Every line of the material that follows must be printed again exactly.

[start of Provided data]

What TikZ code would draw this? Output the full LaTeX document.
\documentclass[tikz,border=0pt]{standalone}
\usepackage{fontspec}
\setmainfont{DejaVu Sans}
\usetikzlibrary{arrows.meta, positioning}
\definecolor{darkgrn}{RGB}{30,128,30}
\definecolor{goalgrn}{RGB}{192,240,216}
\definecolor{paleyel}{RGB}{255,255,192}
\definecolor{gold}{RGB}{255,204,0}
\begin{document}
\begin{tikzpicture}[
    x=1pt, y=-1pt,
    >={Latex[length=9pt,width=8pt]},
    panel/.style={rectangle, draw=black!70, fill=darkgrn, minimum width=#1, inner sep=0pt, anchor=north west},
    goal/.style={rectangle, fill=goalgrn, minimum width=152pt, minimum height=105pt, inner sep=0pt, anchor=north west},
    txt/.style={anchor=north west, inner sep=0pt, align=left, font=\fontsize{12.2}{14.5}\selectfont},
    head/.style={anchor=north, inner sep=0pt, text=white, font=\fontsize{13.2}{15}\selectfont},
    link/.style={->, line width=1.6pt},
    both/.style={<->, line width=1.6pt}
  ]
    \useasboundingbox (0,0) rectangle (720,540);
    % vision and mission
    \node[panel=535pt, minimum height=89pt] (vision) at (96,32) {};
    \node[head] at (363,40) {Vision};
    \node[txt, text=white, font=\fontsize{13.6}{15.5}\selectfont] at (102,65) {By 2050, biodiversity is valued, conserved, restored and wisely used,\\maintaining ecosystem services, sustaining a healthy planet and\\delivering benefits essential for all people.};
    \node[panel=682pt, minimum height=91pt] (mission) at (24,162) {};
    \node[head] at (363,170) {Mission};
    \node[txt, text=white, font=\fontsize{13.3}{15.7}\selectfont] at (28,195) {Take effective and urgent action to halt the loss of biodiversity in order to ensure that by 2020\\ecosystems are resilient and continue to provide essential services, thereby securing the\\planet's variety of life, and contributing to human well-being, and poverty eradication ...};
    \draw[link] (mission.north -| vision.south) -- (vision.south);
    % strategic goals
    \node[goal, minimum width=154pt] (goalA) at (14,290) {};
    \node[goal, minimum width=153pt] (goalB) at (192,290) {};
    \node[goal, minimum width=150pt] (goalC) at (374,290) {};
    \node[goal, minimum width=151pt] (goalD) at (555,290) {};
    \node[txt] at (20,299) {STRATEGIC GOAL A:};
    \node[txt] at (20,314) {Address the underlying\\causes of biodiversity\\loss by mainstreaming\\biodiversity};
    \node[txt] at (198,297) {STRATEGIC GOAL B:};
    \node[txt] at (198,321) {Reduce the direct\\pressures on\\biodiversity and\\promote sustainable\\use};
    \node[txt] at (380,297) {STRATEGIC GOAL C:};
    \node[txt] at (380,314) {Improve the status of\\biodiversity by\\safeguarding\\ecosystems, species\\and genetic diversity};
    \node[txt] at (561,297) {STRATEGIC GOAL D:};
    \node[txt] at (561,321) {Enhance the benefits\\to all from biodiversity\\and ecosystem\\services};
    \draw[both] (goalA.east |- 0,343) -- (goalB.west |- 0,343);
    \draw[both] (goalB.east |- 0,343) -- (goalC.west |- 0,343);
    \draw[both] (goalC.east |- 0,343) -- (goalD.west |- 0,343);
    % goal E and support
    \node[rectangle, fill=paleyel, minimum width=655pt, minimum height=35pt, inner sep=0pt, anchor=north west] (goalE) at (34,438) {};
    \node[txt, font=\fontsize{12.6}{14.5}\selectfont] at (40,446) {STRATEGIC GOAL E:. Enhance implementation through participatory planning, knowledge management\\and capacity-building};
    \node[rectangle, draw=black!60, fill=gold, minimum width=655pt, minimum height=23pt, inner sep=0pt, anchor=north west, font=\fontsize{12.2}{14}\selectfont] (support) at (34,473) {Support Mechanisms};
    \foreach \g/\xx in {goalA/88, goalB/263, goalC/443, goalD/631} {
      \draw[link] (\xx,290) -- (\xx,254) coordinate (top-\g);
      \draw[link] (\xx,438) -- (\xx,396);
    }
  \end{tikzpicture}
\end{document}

[end of Provided data]

Reply
What TikZ code would draw this? Output the full LaTeX document.
\documentclass[tikz,border=0pt]{standalone}
\usepackage{fontspec}
\setmainfont{DejaVu Sans}
\usetikzlibrary{arrows.meta, positioning}
\definecolor{darkgrn}{RGB}{30,128,30}
\definecolor{goalgrn}{RGB}{192,240,216}
\definecolor{paleyel}{RGB}{255,255,192}
\definecolor{gold}{RGB}{255,204,0}
\begin{document}
\begin{tikzpicture}[
    x=1pt, y=-1pt,
    >={Latex[length=9pt,width=8pt]},
    panel/.style={rectangle, draw=black!70, fill=darkgrn, minimum width=#1, inner sep=0pt, anchor=north west},
    goal/.style={rectangle, fill=goalgrn, minimum width=152pt, minimum height=105pt, inner sep=0pt, anchor=north west},
    txt/.style={anchor=north west, inner sep=0pt, align=left, font=\fontsize{12.2}{14.5}\selectfont},
    head/.style={anchor=north, inner sep=0pt, text=white, font=\fontsize{13.2}{15}\selectfont},
    link/.style={->, line width=1.6pt},
    both/.style={<->, line width=1.6pt}
  ]
    \useasboundingbox (0,0) rectangle (720,540);
    % vision and mission
    \node[panel=535pt, minimum height=89pt] (vision) at (96,32) {};
    \node[head] at (363,40) {Vision};
    \node[txt, text=white, font=\fontsize{13.6}{15.5}\selectfont] at (102,65) {By 2050, biodiversity is valued, conserved, restored and wisely used,\\maintaining ecosystem services, sustaining a healthy planet and\\delivering benefits essential for all people.};
    \node[panel=682pt, minimum height=91pt] (mission) at (24,162) {};
    \node[head] at (363,170) {Mission};
    \node[txt, text=white, font=\fontsize{13.3}{15.7}\selectfont] at (28,195) {Take effective and urgent action to halt the loss of biodiversity in order to ensure that by 2020\\ecosystems are resilient and continue to provide essential services, thereby securing the\\planet's variety of life, and contributing to human well-being, and poverty eradication ...};
    \draw[link] (mission.north -| vision.south) -- (vision.south);
    % strategic goals
    \node[goal, minimum width=154pt] (goalA) at (14,290) {};
    \node[goal, minimum width=153pt] (goalB) at (192,290) {};
    \node[goal, minimum width=150pt] (goalC) at (374,290) {};
    \node[goal, minimum width=151pt] (goalD) at (555,290) {};
    \node[txt] at (20,299) {STRATEGIC GOAL A:};
    \node[txt] at (20,314) {Address the underlying\\causes of biodiversity\\loss by mainstreaming\\biodiversity};
    \node[txt] at (198,297) {STRATEGIC GOAL B:};
    \node[txt] at (198,321) {Reduce the direct\\pressures on\\biodiversity and\\promote sustainable\\use};
    \node[txt] at (380,297) {STRATEGIC GOAL C:};
    \node[txt] at (380,314) {Improve the status of\\biodiversity by\\safeguarding\\ecosystems, species\\and genetic diversity};
    \node[txt] at (561,297) {STRATEGIC GOAL D:};
    \node[txt] at (561,321) {Enhance the benefits\\to all from biodiversity\\and ecosystem\\services};
    \draw[both] (goalA.east |- 0,343) -- (goalB.west |- 0,343);
    \draw[both] (goalB.east |- 0,343) -- (goalC.west |- 0,343);
    \draw[both] (goalC.east |- 0,343) -- (goalD.west |- 0,343);
    % goal E and support
    \node[rectangle, fill=paleyel, minimum width=655pt, minimum height=35pt, inner sep=0pt, anchor=north west] (goalE) at (34,438) {};
    \node[txt, font=\fontsize{12.6}{14.5}\selectfont] at (40,446) {STRATEGIC GOAL E:. Enhance implementation through participatory planning, knowledge management\\and capacity-building};
    \node[rectangle, draw=black!60, fill=gold, minimum width=655pt, minimum height=23pt, inner sep=0pt, anchor=north west, font=\fontsize{12.2}{14}\selectfont] (support) at (34,473) {Support Mechanisms};
    \foreach \g/\xx in {goalA/88, goalB/263, goalC/443, goalD/631} {
      \draw[link] (\xx,290) -- (\xx,254) coordinate (top-\g);
      \draw[link] (\xx,438) -- (\xx,396);
    }
  \end{tikzpicture}
\end{document}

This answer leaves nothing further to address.